## [CHALLENGE]
Retype all material exactly. Pictures stay out of the copy.

## [GIVEN INFORMATION]

/---

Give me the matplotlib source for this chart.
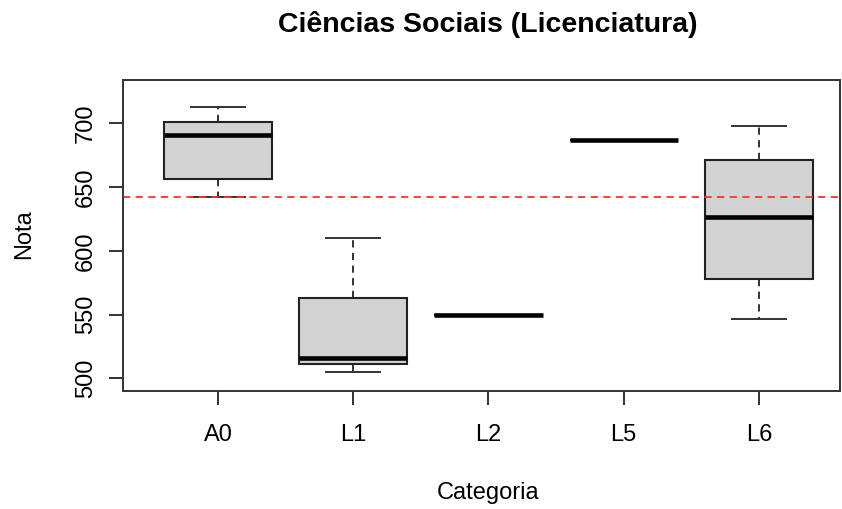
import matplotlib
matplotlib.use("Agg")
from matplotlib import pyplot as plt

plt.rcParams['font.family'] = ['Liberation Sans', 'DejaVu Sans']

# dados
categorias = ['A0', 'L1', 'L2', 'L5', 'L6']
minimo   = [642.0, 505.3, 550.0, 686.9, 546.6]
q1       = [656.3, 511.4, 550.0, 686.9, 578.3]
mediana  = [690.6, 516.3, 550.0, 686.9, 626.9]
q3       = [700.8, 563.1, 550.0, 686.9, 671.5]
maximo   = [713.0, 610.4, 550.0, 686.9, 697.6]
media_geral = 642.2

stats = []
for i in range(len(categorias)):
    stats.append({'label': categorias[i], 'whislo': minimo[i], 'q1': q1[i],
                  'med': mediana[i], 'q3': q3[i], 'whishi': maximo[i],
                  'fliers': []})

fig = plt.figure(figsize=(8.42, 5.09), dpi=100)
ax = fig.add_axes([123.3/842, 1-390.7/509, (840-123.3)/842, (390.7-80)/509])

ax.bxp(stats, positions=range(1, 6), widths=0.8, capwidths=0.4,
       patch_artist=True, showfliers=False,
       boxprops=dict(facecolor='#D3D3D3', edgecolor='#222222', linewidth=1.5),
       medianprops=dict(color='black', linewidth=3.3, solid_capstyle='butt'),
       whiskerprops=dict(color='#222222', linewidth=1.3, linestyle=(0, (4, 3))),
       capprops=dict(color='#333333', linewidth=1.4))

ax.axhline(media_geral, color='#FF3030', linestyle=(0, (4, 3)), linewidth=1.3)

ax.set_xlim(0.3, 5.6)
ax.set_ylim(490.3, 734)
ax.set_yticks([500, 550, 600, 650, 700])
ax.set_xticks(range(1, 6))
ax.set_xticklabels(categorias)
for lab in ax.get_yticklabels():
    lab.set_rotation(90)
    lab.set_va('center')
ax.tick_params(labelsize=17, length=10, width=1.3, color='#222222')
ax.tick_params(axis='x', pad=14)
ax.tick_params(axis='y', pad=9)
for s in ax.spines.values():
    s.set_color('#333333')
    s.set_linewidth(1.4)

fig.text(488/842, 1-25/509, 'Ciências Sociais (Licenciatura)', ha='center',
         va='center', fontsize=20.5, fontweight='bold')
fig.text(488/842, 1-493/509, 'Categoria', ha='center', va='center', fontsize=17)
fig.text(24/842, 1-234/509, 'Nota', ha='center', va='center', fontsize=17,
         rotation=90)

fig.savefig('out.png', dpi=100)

\---

## [FINISHED ANSWER]
Give me the matplotlib source for this chart.
import matplotlib
matplotlib.use("Agg")
from matplotlib import pyplot as plt

plt.rcParams['font.family'] = ['Liberation Sans', 'DejaVu Sans']

# dados
categorias = ['A0', 'L1', 'L2', 'L5', 'L6']
minimo   = [642.0, 505.3, 550.0, 686.9, 546.6]
q1       = [656.3, 511.4, 550.0, 686.9, 578.3]
mediana  = [690.6, 516.3, 550.0, 686.9, 626.9]
q3       = [700.8, 563.1, 550.0, 686.9, 671.5]
maximo   = [713.0, 610.4, 550.0, 686.9, 697.6]
media_geral = 642.2

stats = []
for i in range(len(categorias)):
    stats.append({'label': categorias[i], 'whislo': minimo[i], 'q1': q1[i],
                  'med': mediana[i], 'q3': q3[i], 'whishi': maximo[i],
                  'fliers': []})

fig = plt.figure(figsize=(8.42, 5.09), dpi=100)
ax = fig.add_axes([123.3/842, 1-390.7/509, (840-123.3)/842, (390.7-80)/509])

ax.bxp(stats, positions=range(1, 6), widths=0.8, capwidths=0.4,
       patch_artist=True, showfliers=False,
       boxprops=dict(facecolor='#D3D3D3', edgecolor='#222222', linewidth=1.5),
       medianprops=dict(color='black', linewidth=3.3, solid_capstyle='butt'),
       whiskerprops=dict(color='#222222', linewidth=1.3, linestyle=(0, (4, 3))),
       capprops=dict(color='#333333', linewidth=1.4))

ax.axhline(media_geral, color='#FF3030', linestyle=(0, (4, 3)), linewidth=1.3)

ax.set_xlim(0.3, 5.6)
ax.set_ylim(490.3, 734)
ax.set_yticks([500, 550, 600, 650, 700])
ax.set_xticks(range(1, 6))
ax.set_xticklabels(categorias)
for lab in ax.get_yticklabels():
    lab.set_rotation(90)
    lab.set_va('center')
ax.tick_params(labelsize=17, length=10, width=1.3, color='#222222')
ax.tick_params(axis='x', pad=14)
ax.tick_params(axis='y', pad=9)
for s in ax.spines.values():
    s.set_color('#333333')
    s.set_linewidth(1.4)

fig.text(488/842, 1-25/509, 'Ciências Sociais (Licenciatura)', ha='center',
         va='center', fontsize=20.5, fontweight='bold')
fig.text(488/842, 1-493/509, 'Categoria', ha='center', va='center', fontsize=17)
fig.text(24/842, 1-234/509, 'Nota', ha='center', va='center', fontsize=17,
         rotation=90)

fig.savefig('out.png', dpi=100)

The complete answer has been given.